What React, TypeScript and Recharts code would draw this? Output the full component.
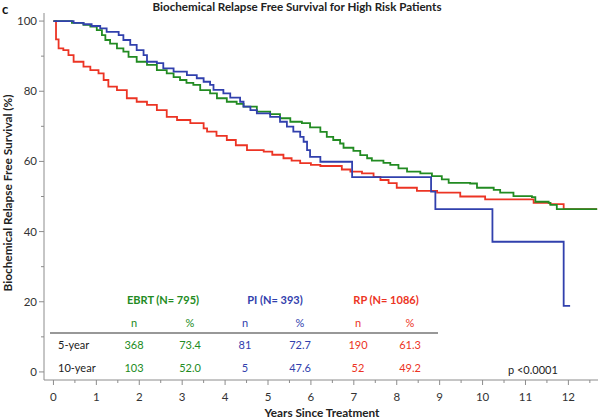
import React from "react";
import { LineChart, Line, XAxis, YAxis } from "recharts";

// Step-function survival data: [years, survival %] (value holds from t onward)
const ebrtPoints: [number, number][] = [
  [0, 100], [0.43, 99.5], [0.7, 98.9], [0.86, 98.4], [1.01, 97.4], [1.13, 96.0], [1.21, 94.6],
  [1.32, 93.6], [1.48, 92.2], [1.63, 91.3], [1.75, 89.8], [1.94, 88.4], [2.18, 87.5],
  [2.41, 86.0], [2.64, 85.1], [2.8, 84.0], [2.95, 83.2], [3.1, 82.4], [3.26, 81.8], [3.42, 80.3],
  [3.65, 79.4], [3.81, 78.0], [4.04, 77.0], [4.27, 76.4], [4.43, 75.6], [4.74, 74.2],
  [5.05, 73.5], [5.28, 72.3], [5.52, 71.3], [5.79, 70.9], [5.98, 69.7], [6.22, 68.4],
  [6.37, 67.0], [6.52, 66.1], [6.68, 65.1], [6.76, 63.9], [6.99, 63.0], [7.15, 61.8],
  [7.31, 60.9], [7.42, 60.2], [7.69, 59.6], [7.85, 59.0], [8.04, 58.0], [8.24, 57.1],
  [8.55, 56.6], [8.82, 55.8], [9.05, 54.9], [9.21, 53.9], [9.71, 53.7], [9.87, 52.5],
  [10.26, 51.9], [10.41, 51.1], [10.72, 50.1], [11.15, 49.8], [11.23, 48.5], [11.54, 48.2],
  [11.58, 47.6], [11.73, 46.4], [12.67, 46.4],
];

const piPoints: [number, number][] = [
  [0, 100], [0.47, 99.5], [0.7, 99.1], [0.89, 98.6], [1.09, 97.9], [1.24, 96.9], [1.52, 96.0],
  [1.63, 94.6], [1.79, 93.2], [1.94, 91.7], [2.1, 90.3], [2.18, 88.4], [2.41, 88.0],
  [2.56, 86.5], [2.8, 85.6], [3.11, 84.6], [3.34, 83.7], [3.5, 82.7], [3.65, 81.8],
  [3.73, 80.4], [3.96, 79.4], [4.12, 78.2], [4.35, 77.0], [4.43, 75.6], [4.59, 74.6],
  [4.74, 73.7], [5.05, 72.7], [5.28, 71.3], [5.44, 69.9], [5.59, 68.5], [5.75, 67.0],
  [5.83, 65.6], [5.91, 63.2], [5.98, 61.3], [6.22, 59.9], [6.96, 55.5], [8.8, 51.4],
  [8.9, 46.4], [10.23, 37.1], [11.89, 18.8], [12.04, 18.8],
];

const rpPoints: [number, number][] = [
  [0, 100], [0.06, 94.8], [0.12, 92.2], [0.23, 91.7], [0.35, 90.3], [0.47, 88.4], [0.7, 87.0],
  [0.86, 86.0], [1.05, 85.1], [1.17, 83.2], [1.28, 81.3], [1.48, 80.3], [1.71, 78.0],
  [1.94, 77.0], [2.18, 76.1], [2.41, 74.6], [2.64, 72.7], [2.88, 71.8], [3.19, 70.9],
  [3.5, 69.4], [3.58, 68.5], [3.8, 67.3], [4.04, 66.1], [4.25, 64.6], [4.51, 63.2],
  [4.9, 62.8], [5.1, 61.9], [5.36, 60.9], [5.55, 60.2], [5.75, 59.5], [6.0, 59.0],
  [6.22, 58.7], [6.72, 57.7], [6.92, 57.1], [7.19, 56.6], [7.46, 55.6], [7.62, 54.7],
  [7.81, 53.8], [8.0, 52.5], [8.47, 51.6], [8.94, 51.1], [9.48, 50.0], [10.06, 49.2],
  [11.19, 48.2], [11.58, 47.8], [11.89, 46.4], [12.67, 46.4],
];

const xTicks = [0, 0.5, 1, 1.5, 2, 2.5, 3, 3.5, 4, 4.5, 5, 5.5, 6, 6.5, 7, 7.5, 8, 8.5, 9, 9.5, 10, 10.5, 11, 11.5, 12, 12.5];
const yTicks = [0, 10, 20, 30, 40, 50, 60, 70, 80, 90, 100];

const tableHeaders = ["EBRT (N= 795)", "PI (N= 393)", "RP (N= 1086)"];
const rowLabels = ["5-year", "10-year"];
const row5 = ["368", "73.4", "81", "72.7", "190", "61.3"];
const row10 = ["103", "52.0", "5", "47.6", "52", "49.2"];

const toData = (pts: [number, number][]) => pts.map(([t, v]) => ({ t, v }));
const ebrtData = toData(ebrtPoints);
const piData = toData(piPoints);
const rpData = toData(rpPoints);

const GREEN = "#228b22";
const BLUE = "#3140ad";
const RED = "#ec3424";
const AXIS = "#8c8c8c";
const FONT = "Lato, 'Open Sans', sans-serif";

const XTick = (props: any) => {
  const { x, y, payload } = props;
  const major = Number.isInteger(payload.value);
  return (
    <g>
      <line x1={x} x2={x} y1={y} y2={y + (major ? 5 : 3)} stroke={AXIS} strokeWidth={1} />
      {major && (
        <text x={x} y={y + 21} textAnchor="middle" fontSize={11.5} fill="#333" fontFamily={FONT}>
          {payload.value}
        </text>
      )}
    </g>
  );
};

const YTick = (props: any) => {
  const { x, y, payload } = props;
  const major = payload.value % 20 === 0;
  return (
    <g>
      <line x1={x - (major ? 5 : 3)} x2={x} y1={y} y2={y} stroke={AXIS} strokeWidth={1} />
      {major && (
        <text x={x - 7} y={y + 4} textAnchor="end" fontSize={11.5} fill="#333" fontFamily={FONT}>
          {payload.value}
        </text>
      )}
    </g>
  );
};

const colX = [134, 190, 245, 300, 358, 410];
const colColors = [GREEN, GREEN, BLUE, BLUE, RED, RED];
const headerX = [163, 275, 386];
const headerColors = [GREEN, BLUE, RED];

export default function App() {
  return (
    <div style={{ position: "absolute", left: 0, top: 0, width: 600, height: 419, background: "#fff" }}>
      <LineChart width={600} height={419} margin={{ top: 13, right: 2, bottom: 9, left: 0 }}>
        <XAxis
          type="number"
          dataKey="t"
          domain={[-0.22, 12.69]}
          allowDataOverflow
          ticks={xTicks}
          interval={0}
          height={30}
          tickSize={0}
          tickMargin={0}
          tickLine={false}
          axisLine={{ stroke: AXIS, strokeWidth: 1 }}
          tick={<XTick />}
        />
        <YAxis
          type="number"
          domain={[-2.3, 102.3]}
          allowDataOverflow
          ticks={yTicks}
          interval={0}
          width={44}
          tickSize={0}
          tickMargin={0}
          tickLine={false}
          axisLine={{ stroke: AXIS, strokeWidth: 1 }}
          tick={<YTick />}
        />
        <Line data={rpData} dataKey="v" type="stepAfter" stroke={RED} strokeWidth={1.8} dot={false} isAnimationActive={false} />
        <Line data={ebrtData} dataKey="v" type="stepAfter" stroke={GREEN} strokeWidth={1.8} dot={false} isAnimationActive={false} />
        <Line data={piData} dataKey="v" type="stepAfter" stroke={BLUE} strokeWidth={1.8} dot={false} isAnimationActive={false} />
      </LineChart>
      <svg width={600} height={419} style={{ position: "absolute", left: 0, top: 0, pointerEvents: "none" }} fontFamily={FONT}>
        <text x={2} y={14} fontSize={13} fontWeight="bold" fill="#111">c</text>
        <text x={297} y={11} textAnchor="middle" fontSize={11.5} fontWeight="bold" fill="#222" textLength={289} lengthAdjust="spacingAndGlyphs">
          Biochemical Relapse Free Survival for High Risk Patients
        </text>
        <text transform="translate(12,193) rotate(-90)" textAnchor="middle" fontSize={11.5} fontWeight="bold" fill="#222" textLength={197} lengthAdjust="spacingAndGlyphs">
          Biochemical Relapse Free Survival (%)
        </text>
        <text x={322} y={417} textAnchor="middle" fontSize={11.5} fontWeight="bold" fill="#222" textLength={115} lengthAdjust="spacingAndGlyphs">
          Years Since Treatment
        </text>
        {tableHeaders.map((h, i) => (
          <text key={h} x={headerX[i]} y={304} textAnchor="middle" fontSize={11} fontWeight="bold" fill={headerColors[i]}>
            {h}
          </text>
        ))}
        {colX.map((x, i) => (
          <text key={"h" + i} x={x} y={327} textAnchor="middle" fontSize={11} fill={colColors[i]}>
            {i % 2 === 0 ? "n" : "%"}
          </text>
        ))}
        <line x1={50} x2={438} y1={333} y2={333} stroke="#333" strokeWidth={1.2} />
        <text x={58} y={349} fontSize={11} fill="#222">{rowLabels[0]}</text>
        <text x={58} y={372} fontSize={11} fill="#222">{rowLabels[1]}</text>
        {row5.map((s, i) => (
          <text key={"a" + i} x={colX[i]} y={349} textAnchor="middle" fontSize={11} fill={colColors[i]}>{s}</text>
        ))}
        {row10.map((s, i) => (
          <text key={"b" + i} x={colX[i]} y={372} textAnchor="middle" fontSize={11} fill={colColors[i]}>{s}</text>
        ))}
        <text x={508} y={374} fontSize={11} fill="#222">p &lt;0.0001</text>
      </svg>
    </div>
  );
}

- AIM OF THE TASK: Restate, line by line and word for word, everything from the top of the material through the line that contains "Line, XAxis, YAxis". Leave pictures out.

- EXERCISE RESPONSE:
What React, TypeScript and Recharts code would draw this? Output the full component.
import React from "react";
import { LineChart, Line, XAxis, YAxis } from "recharts";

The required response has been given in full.